ECLI:NL:RBUTR:2008:BD0389
Rechtbank Utrecht
- Eerste aanleg - enkelvoudig
- H.C.A. Walda
- Rechtspraak.nl
Ontslag op staande voet en de vereisten voor rechtsgeldigheid in het arbeidsrecht
In deze zaak heeft de kantonrechter van de Rechtbank Utrecht op 16 januari 2008 uitspraak gedaan in een geschil tussen een werknemer, aangeduid als [naam eisende partij], en haar werkgever, de besloten vennootschap Dirx Drogisterijen B.V. De werknemer had een vordering ingesteld tegen Dirx, omdat zij van mening was dat haar ontslag op staande voet, dat op 28 maart 2007 was gegeven, nietig was. De werknemer stelde dat er geen dringende reden was voor het ontslag en dat de opzegging niet onverwijld was geschied.
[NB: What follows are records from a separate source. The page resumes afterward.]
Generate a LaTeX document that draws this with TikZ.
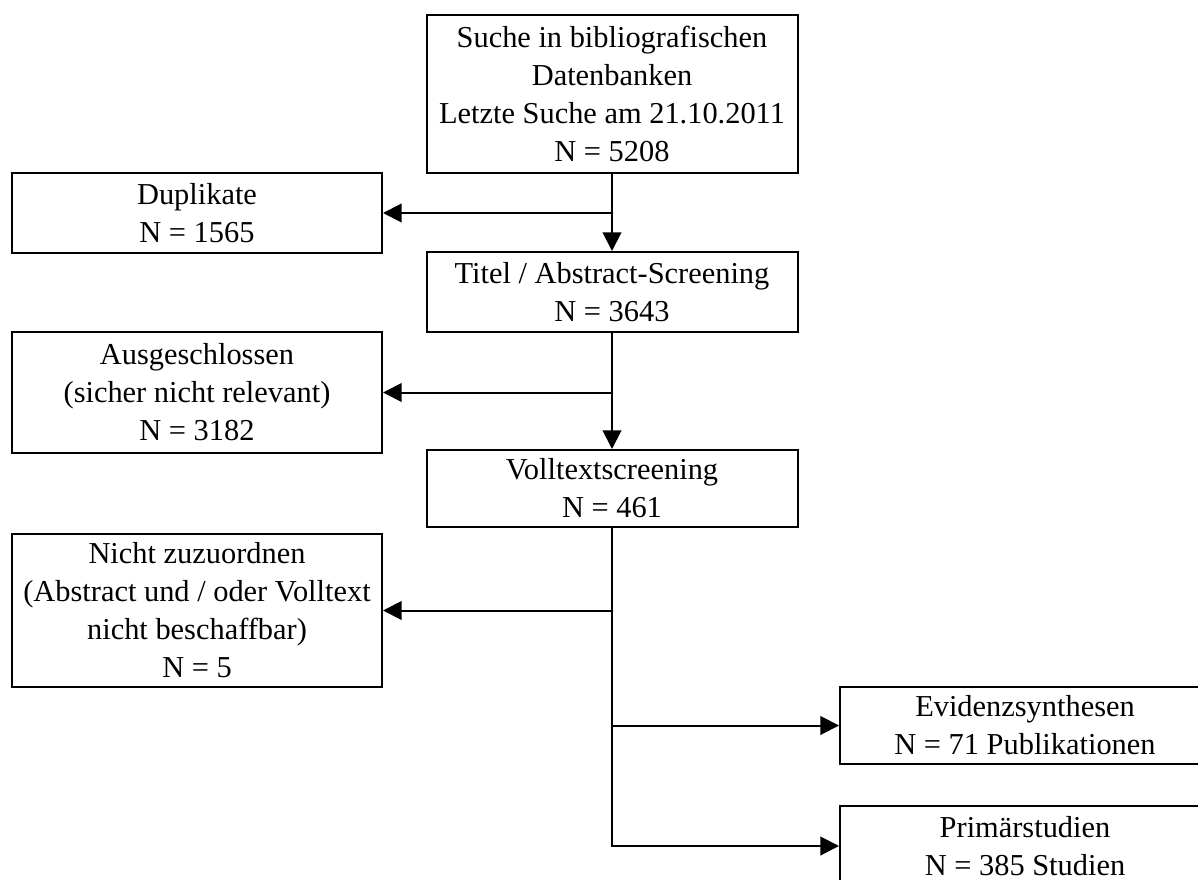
\documentclass[tikz,border=0pt]{standalone}
\usepackage{fontspec}
\setmainfont{Liberation Serif}
\usetikzlibrary{arrows.meta}
\begin{document}
\begin{tikzpicture}[x=0.75pt,y=-0.75pt,
  box/.style={draw,line width=1.5pt,inner sep=0pt,align=center,
    font=\fontsize{22.8}{28.5}\selectfont,minimum width=277.5pt},
  arr/.style={line width=1.5pt,-{Triangle[length=14pt,width=14pt]}}]
\useasboundingbox (0,0) rectangle (1198,880);
\clip (0,0) rectangle (1198,880);
\node[box,minimum width=278.25pt,minimum height=118.5pt] (top) at (612,94)
  {Suche in bibliografischen\\Datenbanken\\Letzte Suche am 21.10.2011\\N = 5208};
\node[box,minimum height=60pt] (dup) at (197,213) {Duplikate\\N = 1565};
\node[box,minimum width=278.25pt,minimum height=60pt] (tit) at (612,292)
  {Titel / Abstract-Screening\\N = 3643};
\node[box,minimum height=90.75pt] (aus) at (197,392.5)
  {Ausgeschlossen\\(sicher nicht relevant)\\N = 3182};
\node[box,minimum width=278.25pt,minimum height=57.75pt] (vol) at (612,488.5)
  {Volltextscreening\\N = 461};
\node[box,minimum height=114.75pt] (nic) at (197,610.5)
  {Nicht zuzuordnen\\(Abstract und / oder Volltext\\nicht beschaffbar)\\N = 5};
\node[box,minimum height=57.75pt] (evi) at (1025,725.5)
  {Evidenzsynthesen\\N = 71 Publikationen};
\node[box,minimum height=60pt] (pri) at (1025,846)
  {Primärstudien\\N = 385 Studien};
\draw[arr] (top.south) -- (tit.north);
\draw[arr] (top.south |- dup.east) -- (dup.east);
\draw[arr] (tit.south) -- (vol.north);
\draw[arr] (tit.south |- aus.east) -- (aus.east);
\draw[arr] (vol.south) |- (pri.west);
\draw[arr] (vol.south |- nic.east) -- (nic.east);
\draw[arr] (vol.south |- evi.west) -- (evi.west);
\end{tikzpicture}
\end{document}
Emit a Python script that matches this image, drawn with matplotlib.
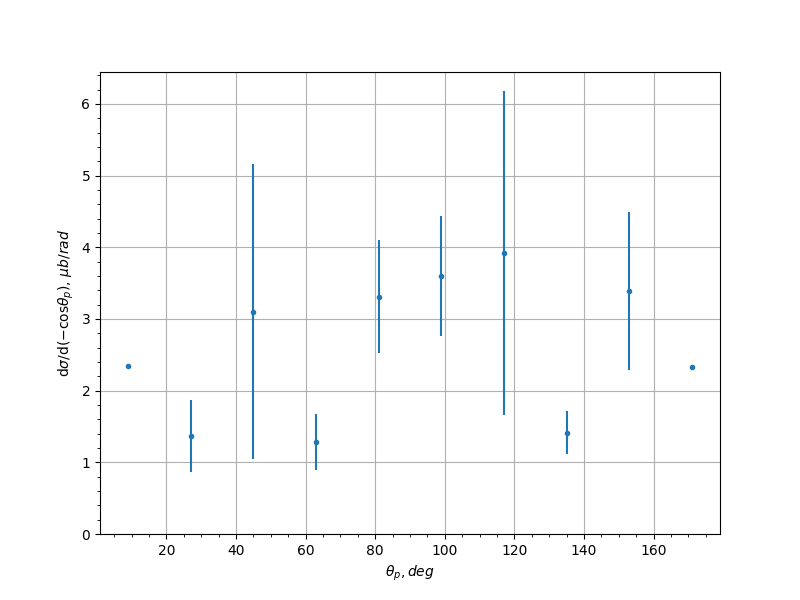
import matplotlib
matplotlib.use("Agg")
import matplotlib.pyplot as plt
from matplotlib.ticker import AutoMinorLocator

# Angle bins (deg), cross section and errors
theta = [9, 27, 45, 63, 81, 99, 117, 135, 153, 171]
xsec = [2.34, 1.37, 3.10, 1.28, 3.31, 3.60, 3.92, 1.41, 3.39, 2.33]
xsec_err = [0.0, 0.50, 2.06, 0.39, 0.79, 0.84, 2.26, 0.30, 1.10, 0.0]

fig, ax = plt.subplots(figsize=(8, 6), dpi=100)
ax.errorbar(theta, xsec, yerr=xsec_err, fmt='.')
ax.set_ylim(bottom=0)
ax.set_xlabel(r"$\theta_p, deg$")
ax.set_ylabel(r"d$\sigma$/d($-$cos$\theta_p$), $\mu b/rad$")
ax.xaxis.set_minor_locator(AutoMinorLocator())
ax.yaxis.set_minor_locator(AutoMinorLocator())
ax.grid(True)

fig.savefig("out.png")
De kantonrechter heeft vastgesteld dat Dirx de werknemer tweemaal had gewaarschuwd dat bij een volgende overtreding van het bedrijfsreglement ontslag op staande voet zou volgen. De werknemer was in dienst getreden op 16 juli 2003 en had zich niet gehouden aan de bedrijfsregels, waaronder het dragen van bedrijfskleding. Op 20 maart 2007 was de werknemer in haar gewone kleding aan het werk, wat door een medewerker van Dirx was opgemerkt. De kantonrechter oordeelde dat Dirx, ondanks de eerdere waarschuwingen, onvoldoende tijd had genomen om juridisch advies in te winnen voordat het ontslag werd gegeven.
De rechter concludeerde dat het ontslag op staande voet niet rechtsgeldig was, omdat Dirx niet onverwijld had gehandeld na de overtreding. De kantonrechter oordeelde dat de werknemer recht had op doorbetaling van haar loon tot 1 juli 2007, evenals op wettelijke verhogingen en rente over de achterstallige betalingen. Dirx werd veroordeeld tot betaling van een totaalbedrag van € 6.789,77 bruto, vermeerderd met wettelijke verhogingen en rente, en tot betaling van de proceskosten aan de zijde van de werknemer. Het vonnis werd uitvoerbaar bij voorraad verklaard.
Deze uitspraak benadrukt de noodzaak voor werkgevers om zorgvuldig om te gaan met ontslagen op staande voet en de vereisten voor rechtsgeldigheid, waaronder de noodzaak van een dringende reden en het vereiste van onverwijld handelen.